WASHINGTON – The package adopted by the Republican National Committee on Friday that would condense the 2016 presidential nomination process aims to put the GOP in a better position to defeat the Democrats in the general election.
GOP officials have been working for months on how to change the presidential primary process after a lengthy and contentious nomination cycle in 2012.
Three rule changes will shorten the 2016 primary and caucuses process considerably from Feb. 1 to mid-May with only a handful of states being allowed to hold nominating contests in February.
Under the proposed rules, only the traditional “carve out” states will be allowed to hold elections before March 1: Iowa, New Hampshire, South Carolina, and Nevada. These states will be required to hold their contests in February.
Every state that voted in March in the 2012 cycle awarded delegates proportionally based on the share of the vote each candidate received. As a result, Mitt Romney did not become the party’s presumptive nominee until late April and did not secure a majority of delegates until May. Many believe this weakened the Romney campaign and eventually gave an advantage to the Democrats.

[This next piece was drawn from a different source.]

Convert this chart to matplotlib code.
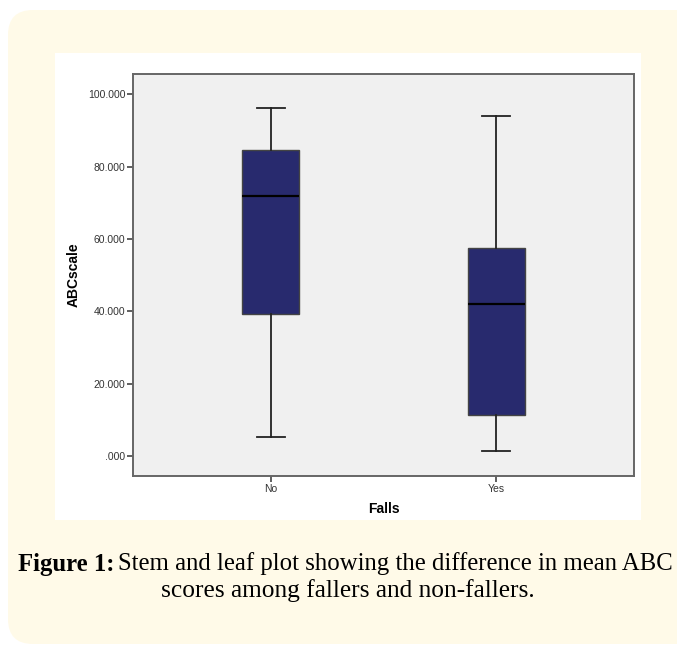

At the request of the Romney campaign, rules were changed during the 2012 convention to allow a “winner-take-all” system so that states could award all delegates to the winner. This, however, generated fear among states with late primaries that others would race to schedule winner-take-all contests after March 1. They worried candidates would increase their delegate count quickly, effectively ending the nominating contest before these states held their primaries.
To prevent this from happening, the RNC’s rules committee voted Thursday to reinstate a proportional window.
States that vote between March 1 and March 14 will be required to award their delegates proportionally based on each candidate’s vote totals, down from a four-week window in 2012. Any contest after March 14 can go proportional or winner-take-all.
The rules committee also voted on new rules to stiffen penalties for states that attempt to leapfrog each other by holding early primaries or caucuses.
During the 2012 cycle, states including Michigan and Florida moved their primary dates up, leading the early states to move theirs as well. Iowa, one of the early states, held its caucuses in January of that year.
That hurt the ability of candidates to reach Iowa voters, and stretched out the primary process into an even longer period between the first and last states.